Lippi Calls Time On Success Laden Managerial Career

The master - Marcello Lippi (Image from Getty)After a managerial career spanning more than three decades, Marcello Lippi is finally calling it a day. The Italian coach, who has recently been managing in China with Guangzhou Evergrande, has decided at aged 66 that he wants to step out of the cauldron and instead admire the game from afar. Lippi will be remembered by Italian fans for guiding them to World Cup success in 2006 as national team manger. Heading into that tournament, Italy were never considered favourites but with Lippi’s guidance and tactical nuance Italy swept into the final eventually upsetting former champions France in a memorable clash. The World Cup trophy was added to the growing collection of trophies that Lippi had secured during his managerial career, which at the end of this current season included five Serie A titles. Four Supercoppa Italiana’s, three Chinese Super league titles and champions league trophies in both UEFA and AFC becoming the first coach in history to do so.

A young Marcello Lippi in his playing days  (Image from AFP)
A young Marcello Lippi in his playing days
(Image from AFP)

A philosopher of football, Lippi’s mantra for success was built on two guiding principles – team spirit and unity. He viewed his team as his family and treated them as such acting very much as the father figure to his players both on and off the pitch.

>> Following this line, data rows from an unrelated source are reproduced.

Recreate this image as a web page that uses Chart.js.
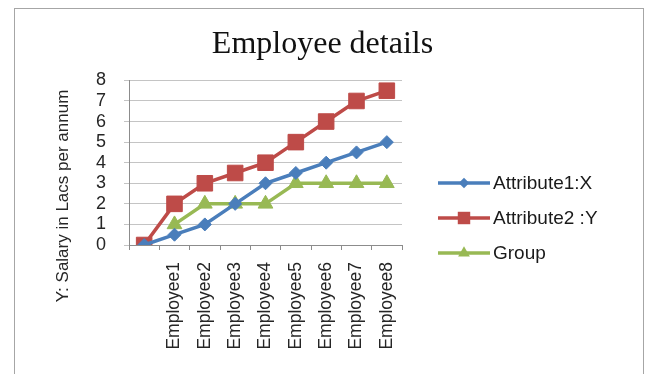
<!DOCTYPE html>
<html>
<head>
<meta charset="utf-8">
<script src="https://cdn.jsdelivr.net/npm/chart.js@4.4.0/dist/chart.umd.min.js"></script>
<style>
html, body { margin: 0; padding: 0; background: #ffffff; }
#wrap { width: 645px; height: 374px; position: relative; }
canvas { display: block; }
</style>
</head>
<body>
<div id="wrap"><canvas id="c" width="645" height="374"></canvas></div>
<script>
// ---- data ----
const categories = ['', 'Employee1', 'Employee2', 'Employee3', 'Employee4', 'Employee5', 'Employee6', 'Employee7', 'Employee8'];
const attribute1X = [0, 0.5, 1, 2, 3, 3.5, 4, 4.5, 5];
const attribute2Y = [0, 2, 3, 3.5, 4, 5, 6, 7, 7.5];
const group = [null, 1, 2, 2, 2, 3, 3, 3, 3];
const yTicks = [0, 1, 2, 3, 4, 5, 6, 7, 8];
const seriesNames = ['Attribute1:X', 'Attribute2 :Y', 'Group'];
const chartTitle = 'Employee details';
const yAxisTitle = 'Y: Salary in Lacs per annum';

// ---- styles ----
const colors = ['#4a7ebb', '#be4b48', '#98b954'];
const pointStyles = ['rectRot', 'rect', 'triangle'];
const pointRadii = [6.5, 11, 8.5];
const sansFont = "'Liberation Sans', Arial, sans-serif";

function drawMarker(ctx, style, x, y, r, color) {
  ctx.save();
  ctx.fillStyle = color;
  ctx.beginPath();
  if (style === 'rectRot') {
    ctx.moveTo(x, y - r); ctx.lineTo(x + r, y); ctx.lineTo(x, y + r); ctx.lineTo(x - r, y);
  } else if (style === 'rect') {
    const s = Math.SQRT1_2 * r;
    ctx.rect(x - s, y - s, 2 * s, 2 * s);
  } else {
    ctx.moveTo(x, y - r);
    ctx.lineTo(x + Math.sin(2 * Math.PI / 3) * r, y - Math.cos(2 * Math.PI / 3) * r);
    ctx.lineTo(x + Math.sin(4 * Math.PI / 3) * r, y - Math.cos(4 * Math.PI / 3) * r);
  }
  ctx.closePath();
  ctx.fill();
  ctx.restore();
}

const decor = {
  id: 'decor',
  beforeDraw(chart) {
    const ctx = chart.ctx;
    ctx.save();
    ctx.fillStyle = '#ffffff';
    ctx.fillRect(0, 0, chart.width, chart.height);
    ctx.strokeStyle = '#a6a6a6';
    ctx.lineWidth = 1;
    ctx.strokeRect(14.5, 8.5, 629, 420);
    ctx.restore();
  },
  afterDraw(chart) {
    const ctx = chart.ctx;
    // y axis title
    ctx.save();
    ctx.translate(63, 196);
    ctx.rotate(-Math.PI / 2);
    ctx.fillStyle = '#262626';
    ctx.font = "17px " + sansFont;
    ctx.textAlign = 'center';
    ctx.textBaseline = 'middle';
    ctx.fillText(yAxisTitle, 0, 0);
    ctx.restore();
    // legend
    chart.data.datasets.forEach((ds, i) => {
      const y = 183 + 35 * i;
      ctx.save();
      ctx.strokeStyle = ds.borderColor;
      ctx.lineWidth = 3.5;
      ctx.beginPath();
      ctx.moveTo(438, y);
      ctx.lineTo(490, y);
      ctx.stroke();
      ctx.restore();
      drawMarker(ctx, pointStyles[i], 464, y, pointRadii[i] * 0.8, ds.borderColor);
      ctx.save();
      ctx.fillStyle = '#1a1a1a';
      ctx.font = "19px " + sansFont;
      ctx.textAlign = 'left';
      ctx.textBaseline = 'middle';
      ctx.fillText(ds.label, 493, y + 1);
      ctx.restore();
    });
  }
};

const datasetsValues = [attribute1X, attribute2Y, group];

new Chart(document.getElementById('c'), {
  type: 'line',
  data: {
    labels: categories,
    datasets: datasetsValues.map((vals, i) => ({
      label: seriesNames[i],
      data: vals,
      yAxisID: 'y',
      borderColor: colors[i],
      backgroundColor: colors[i],
      pointBackgroundColor: colors[i],
      pointBorderColor: colors[i],
      borderWidth: 3.5,
      pointStyle: pointStyles[i],
      pointRadius: pointRadii[i],
      pointBorderWidth: 1,
      tension: 0,
      spanGaps: false,
      fill: false
    }))
  },
  options: {
    responsive: false,
    animation: false,
    devicePixelRatio: 1,
    layout: { padding: { left: 0, right: 0, top: 0, bottom: 0 } },
    plugins: {
      legend: { display: false },
      tooltip: { enabled: false },
      title: {
        display: true,
        text: chartTitle,
        color: '#111111',
        font: { family: "'Liberation Serif', 'Times New Roman', serif", size: 32, weight: 'normal' },
        padding: { top: 25, bottom: 17 }
      }
    },
    scales: {
      x: {
        type: 'category',
        offset: true,
        grid: { display: true, drawOnChartArea: false, drawTicks: true, tickLength: 5, offset: true, color: '#8c8c8c' },
        border: { display: true, color: '#8c8c8c', width: 1 },
        ticks: {
          autoSkip: false, minRotation: 90, maxRotation: 90, padding: 12,
          color: '#262626', font: { family: sansFont, size: 17.5 }
        },
        afterFit(scale) { scale.height = 129; }
      },
      y: {
        min: 0, max: 8,
        position: 'left',
        afterBuildTicks(scale) { scale.ticks = yTicks.map(v => ({ value: v })); },
        grid: { color: '#c4c4c4', tickLength: 5, drawTicks: true },
        border: { display: true, color: '#8c8c8c', width: 1 },
        ticks: { autoSkip: false, padding: 18, color: '#262626', font: { family: sansFont, size: 18 } },
        afterFit(scale) { scale.width = 129; }
      },
      legendSpace: {
        type: 'linear',
        position: 'right',
        display: true,
        grid: { display: false, drawTicks: false },
        border: { display: false },
        ticks: { display: false },
        afterFit(scale) { scale.width = 243; }
      }
    }
  },
  plugins: [decor]
});
</script>
</body>
</html>
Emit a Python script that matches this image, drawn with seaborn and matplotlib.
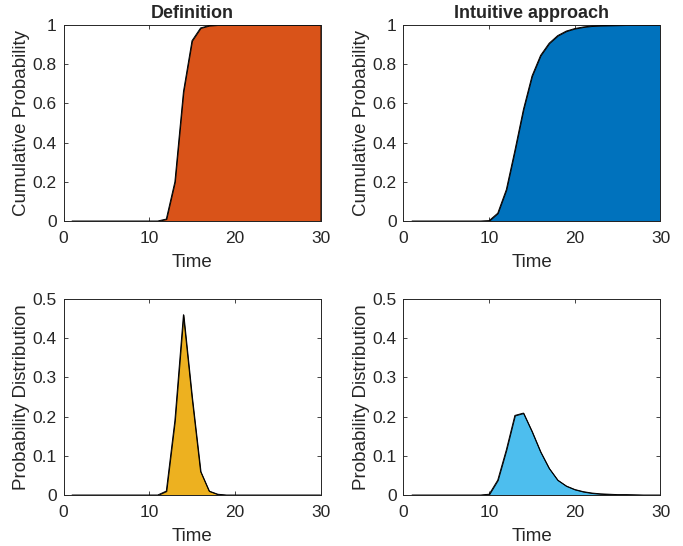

Whilst compassionate and quiet on the touchline, Lippi’s players knew he was the boss which he had earned through respect and loyalty to those who worked for him. Unlike other football maestro’s like Ferguson or Mourinho, Lippi never fell out with his players instead trusting them to act as a professional should which some believe helped him in his quest to be successful. Guiding his country to World Cup success was his finest hour and whilst many will argue that Italy possessed the squad to do so, it would not have been possible if Lippi was not in charge. He instilled a siege mentality of them versus us into his Italian squad that boosted morale and helped the team unite to pull in a single direction. That direction ended with Fabio Cannavaro lifting the World Cup for Italy for the fourth time.

Cannavaro lifts the World Cup for Italy in 2006  (Image from Getty)
Cannavaro lifts the World Cup for Italy in 2006
(Image from Getty)

Lippi’s no nonsense approach to management spawned from his years as a player in Serie A where he served several clubs as a stylish yet effective centre half. Whilst his career was never considered to be glittering, it did form the basis from which Lippi would build his managerial career. He seemed destined to walk the sidelines sooner rather than later, noted by his teammates to have a keen interest in all things tactical and a thirst for knowledge on how to train effectively yet smartly. At 25, Lippi took his first coaching course which would lay the foundations for what was to come. After retiring in 1982, Lippi took charge of Sampdoria’s youth team for three years before making the long and winding step up to full time management in Serie A. After spending ten years crafting himself into a manager, Lippi took his first real step on this journey by taking over at Atalanta before eventually being poached by Napoli. It was in Naples that Lippi started to catch the attention of Italy’s larger teams with some fine displays, guiding Napoli to a UEFA cup spot in his one and only season. A move to Juventus was well earned and kick started Lippi’s winning run. With talents like Gianluca Vialli and a young Alessandro Del Piero at his disposal, Juventus dominated Italian football with three titles in five years plus that now famous Champions League win in 1996 over Ajax. He would have a short spell at Inter before returning to Juventus to win a further two titles before Italy came calling. He reluctantly accepted the job which proved to be a masterstroke with Lippi helping Gli Azzurri to its first World Cup in 24 years. He would quit after the success in Germany only to return two years later in what is now considered a black mark on his managerial career. After failure in the 2010 World Cup where Italy finished bottom of their group, Lippi quit and disappeared into the wilderness only to reappear two years later as the head coach of Chinese superclub Guangzhou Evergrande. With financial backing, Lippi transformed them into a dominant force in Asia and has now departed leaving them in a much stronger position than before, with three back to back titles to their name.

Lippi celebrates with his Guangzhou Evergrande players after another title win  (Image from Getty)
Lippi celebrates with his Guangzhou Evergrande players after another title win
(Image from Getty)

Alongside other legendary Italian bosses like Vittorio Pozzo, Arrigo Sacchi and Fabio Capello, Lippi will go down in history as one of the most successful coaches of all time. Already viewed as one of the top 50 managers in the game, Lippi’s legacy will live on in the game and his style of management will be used as a template for future managers. Former Manchester United manager Sir Alex Ferguson once called Lippi “the most impressive manager he has ever seen” which is high praise considering what Ferguson achieved in his career. But the sentiment is correct; Lippi was impressive both as a man and as a manager. He may have ended his love affair with the game but his impact will be felt for years to come as many look back at the successes that Lippi brought to his clubs and to Italy.